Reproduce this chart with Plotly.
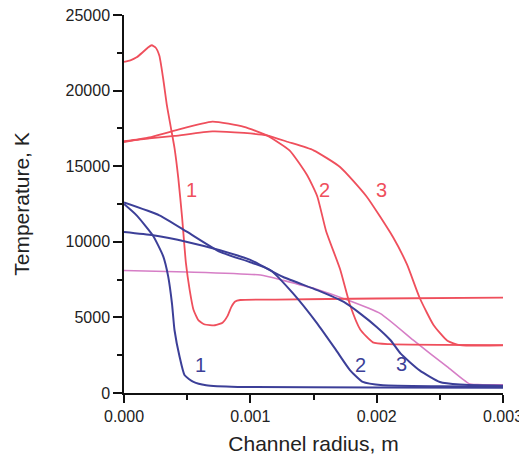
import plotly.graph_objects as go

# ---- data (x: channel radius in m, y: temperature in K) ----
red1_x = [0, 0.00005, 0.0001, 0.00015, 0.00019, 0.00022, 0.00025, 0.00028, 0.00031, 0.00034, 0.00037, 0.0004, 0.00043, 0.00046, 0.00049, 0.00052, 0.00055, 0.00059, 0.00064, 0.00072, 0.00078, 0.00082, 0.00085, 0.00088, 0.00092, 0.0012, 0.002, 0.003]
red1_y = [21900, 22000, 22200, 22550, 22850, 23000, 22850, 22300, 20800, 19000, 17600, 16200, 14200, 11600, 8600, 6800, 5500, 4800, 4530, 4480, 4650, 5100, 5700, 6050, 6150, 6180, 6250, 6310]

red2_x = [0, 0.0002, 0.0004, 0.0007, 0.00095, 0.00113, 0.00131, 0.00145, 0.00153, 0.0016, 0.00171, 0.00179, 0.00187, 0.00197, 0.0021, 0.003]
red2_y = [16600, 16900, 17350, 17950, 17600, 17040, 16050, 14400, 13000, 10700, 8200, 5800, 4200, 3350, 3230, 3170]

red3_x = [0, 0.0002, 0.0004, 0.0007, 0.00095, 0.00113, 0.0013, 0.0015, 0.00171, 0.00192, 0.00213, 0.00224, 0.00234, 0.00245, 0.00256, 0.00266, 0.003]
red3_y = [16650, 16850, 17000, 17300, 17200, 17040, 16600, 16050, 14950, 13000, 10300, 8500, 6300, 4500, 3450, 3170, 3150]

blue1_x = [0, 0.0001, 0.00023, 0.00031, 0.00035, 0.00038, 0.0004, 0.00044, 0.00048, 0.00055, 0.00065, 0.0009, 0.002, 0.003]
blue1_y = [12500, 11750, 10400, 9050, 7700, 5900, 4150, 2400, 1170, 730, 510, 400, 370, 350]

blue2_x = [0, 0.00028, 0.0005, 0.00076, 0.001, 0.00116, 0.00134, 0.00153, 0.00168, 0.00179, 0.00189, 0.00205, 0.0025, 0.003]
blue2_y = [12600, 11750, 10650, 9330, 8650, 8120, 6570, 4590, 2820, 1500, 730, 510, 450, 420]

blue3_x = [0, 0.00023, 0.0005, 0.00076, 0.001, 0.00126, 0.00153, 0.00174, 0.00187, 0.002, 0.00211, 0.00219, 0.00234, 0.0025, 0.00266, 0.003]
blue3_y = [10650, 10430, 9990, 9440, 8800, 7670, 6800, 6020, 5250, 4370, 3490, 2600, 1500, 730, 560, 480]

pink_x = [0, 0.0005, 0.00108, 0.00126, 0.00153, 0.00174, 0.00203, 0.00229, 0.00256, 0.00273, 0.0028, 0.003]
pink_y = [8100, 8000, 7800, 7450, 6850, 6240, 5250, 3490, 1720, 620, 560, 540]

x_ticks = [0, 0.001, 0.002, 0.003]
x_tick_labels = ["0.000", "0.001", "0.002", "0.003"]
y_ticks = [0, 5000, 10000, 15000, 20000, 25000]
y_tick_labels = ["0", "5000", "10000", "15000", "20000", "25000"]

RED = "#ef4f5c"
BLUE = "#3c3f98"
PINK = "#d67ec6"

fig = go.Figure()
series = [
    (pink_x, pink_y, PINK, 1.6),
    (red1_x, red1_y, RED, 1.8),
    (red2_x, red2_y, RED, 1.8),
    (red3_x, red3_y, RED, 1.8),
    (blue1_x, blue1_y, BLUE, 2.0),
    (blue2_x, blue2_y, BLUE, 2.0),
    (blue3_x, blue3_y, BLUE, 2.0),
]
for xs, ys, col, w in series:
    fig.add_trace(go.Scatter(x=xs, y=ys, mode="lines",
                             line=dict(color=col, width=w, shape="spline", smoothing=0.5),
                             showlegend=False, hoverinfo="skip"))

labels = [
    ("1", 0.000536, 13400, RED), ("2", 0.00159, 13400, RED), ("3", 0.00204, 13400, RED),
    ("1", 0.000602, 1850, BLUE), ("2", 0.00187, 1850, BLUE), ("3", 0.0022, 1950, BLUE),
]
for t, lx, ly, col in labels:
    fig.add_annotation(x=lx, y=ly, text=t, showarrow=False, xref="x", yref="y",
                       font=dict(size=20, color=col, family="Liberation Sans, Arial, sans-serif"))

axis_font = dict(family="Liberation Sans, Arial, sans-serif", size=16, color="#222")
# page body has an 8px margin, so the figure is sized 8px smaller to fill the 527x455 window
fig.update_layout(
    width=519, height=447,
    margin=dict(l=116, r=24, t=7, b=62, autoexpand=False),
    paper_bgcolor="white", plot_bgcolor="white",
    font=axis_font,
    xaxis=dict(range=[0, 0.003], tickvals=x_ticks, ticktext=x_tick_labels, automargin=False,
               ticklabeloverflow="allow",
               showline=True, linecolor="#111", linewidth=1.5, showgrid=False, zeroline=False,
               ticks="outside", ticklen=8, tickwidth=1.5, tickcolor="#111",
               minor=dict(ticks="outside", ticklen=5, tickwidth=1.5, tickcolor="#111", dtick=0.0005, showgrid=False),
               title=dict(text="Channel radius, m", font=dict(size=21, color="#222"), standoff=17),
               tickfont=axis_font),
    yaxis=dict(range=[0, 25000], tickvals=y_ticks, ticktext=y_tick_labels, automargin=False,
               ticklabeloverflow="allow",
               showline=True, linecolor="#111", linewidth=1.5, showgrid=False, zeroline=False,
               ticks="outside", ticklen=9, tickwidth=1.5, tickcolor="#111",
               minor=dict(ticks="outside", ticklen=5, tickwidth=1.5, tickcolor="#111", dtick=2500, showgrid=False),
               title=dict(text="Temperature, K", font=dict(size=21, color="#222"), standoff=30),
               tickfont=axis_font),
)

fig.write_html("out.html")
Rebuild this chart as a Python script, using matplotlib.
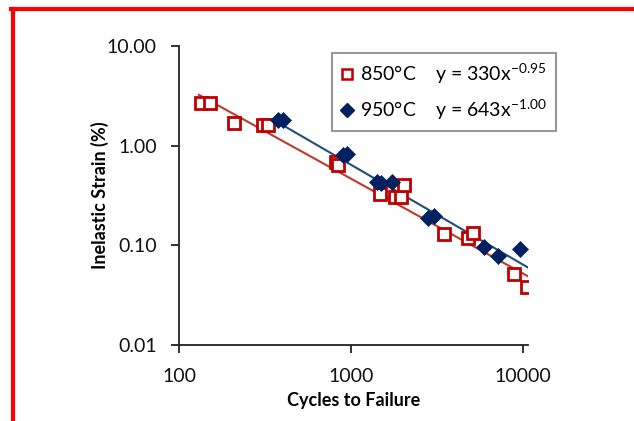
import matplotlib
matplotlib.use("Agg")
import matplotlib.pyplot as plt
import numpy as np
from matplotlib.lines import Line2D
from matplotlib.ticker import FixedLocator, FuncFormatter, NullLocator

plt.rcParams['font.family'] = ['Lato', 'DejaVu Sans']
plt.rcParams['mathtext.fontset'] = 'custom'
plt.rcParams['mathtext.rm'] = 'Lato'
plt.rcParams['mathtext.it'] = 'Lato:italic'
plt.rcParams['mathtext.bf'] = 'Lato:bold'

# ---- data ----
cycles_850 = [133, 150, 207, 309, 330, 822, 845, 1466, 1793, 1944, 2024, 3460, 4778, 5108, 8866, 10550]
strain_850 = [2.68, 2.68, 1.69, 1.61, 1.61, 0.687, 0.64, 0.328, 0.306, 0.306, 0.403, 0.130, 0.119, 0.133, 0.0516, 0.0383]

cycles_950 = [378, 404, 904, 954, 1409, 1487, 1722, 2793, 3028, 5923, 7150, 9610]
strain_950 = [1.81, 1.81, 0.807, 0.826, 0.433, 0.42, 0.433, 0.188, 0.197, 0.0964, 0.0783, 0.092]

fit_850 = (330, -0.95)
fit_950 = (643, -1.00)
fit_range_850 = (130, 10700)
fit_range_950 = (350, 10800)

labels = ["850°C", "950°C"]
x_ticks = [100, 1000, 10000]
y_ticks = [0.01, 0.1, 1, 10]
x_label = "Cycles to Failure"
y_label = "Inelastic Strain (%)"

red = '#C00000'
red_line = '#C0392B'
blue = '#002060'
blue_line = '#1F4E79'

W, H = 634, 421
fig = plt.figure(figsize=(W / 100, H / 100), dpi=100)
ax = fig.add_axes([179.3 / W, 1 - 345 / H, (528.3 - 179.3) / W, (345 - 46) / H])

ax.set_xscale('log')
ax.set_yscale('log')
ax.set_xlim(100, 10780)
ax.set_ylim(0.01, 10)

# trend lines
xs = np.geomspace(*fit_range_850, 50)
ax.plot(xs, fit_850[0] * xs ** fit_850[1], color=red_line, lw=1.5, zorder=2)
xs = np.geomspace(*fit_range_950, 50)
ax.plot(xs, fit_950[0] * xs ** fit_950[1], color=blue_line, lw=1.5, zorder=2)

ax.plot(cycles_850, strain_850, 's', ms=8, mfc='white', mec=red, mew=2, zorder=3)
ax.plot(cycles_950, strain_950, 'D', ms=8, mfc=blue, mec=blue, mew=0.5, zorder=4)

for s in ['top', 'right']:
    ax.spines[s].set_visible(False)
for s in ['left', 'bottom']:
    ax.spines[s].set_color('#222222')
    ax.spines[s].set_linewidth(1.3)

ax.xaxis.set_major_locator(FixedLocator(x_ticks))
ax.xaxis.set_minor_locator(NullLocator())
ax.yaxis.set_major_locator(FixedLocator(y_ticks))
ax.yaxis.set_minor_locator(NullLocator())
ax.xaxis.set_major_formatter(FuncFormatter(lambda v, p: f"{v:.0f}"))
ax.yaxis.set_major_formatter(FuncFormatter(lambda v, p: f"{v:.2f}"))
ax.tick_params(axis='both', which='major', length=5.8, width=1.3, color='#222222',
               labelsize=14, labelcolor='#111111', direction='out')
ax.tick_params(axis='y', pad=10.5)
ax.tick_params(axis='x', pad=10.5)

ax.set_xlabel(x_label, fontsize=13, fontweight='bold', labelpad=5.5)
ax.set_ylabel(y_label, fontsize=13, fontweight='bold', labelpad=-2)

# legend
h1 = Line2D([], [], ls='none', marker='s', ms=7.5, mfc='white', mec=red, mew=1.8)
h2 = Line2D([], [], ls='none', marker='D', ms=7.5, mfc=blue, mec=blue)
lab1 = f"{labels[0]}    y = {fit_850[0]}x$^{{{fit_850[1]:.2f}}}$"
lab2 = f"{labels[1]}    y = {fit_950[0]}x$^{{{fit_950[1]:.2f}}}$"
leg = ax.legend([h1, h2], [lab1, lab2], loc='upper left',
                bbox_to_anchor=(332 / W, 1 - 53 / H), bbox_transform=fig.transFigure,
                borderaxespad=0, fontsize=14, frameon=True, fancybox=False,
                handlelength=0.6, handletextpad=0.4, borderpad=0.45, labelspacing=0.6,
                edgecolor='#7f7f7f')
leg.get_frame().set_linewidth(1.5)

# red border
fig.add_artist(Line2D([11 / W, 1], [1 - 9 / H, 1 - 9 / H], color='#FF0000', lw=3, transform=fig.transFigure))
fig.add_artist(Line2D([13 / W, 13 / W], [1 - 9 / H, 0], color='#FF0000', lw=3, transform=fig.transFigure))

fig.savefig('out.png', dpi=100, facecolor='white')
══════
[TASK]: Give again, exactly as written above, every line from the one holding "Rebuild this chart" to the one holding "plt.rcParams['mathtext.bf'] = 'Lato:bold'", with both ends kept and the pictures left out.

[FULL RESPONSE]:
Rebuild this chart as a Python script, using matplotlib.
import matplotlib
matplotlib.use("Agg")
import matplotlib.pyplot as plt
import numpy as np
from matplotlib.lines import Line2D
from matplotlib.ticker import FixedLocator, FuncFormatter, NullLocator

plt.rcParams['font.family'] = ['Lato', 'DejaVu Sans']
plt.rcParams['mathtext.fontset'] = 'custom'
plt.rcParams['mathtext.rm'] = 'Lato'
plt.rcParams['mathtext.it'] = 'Lato:italic'
plt.rcParams['mathtext.bf'] = 'Lato:bold'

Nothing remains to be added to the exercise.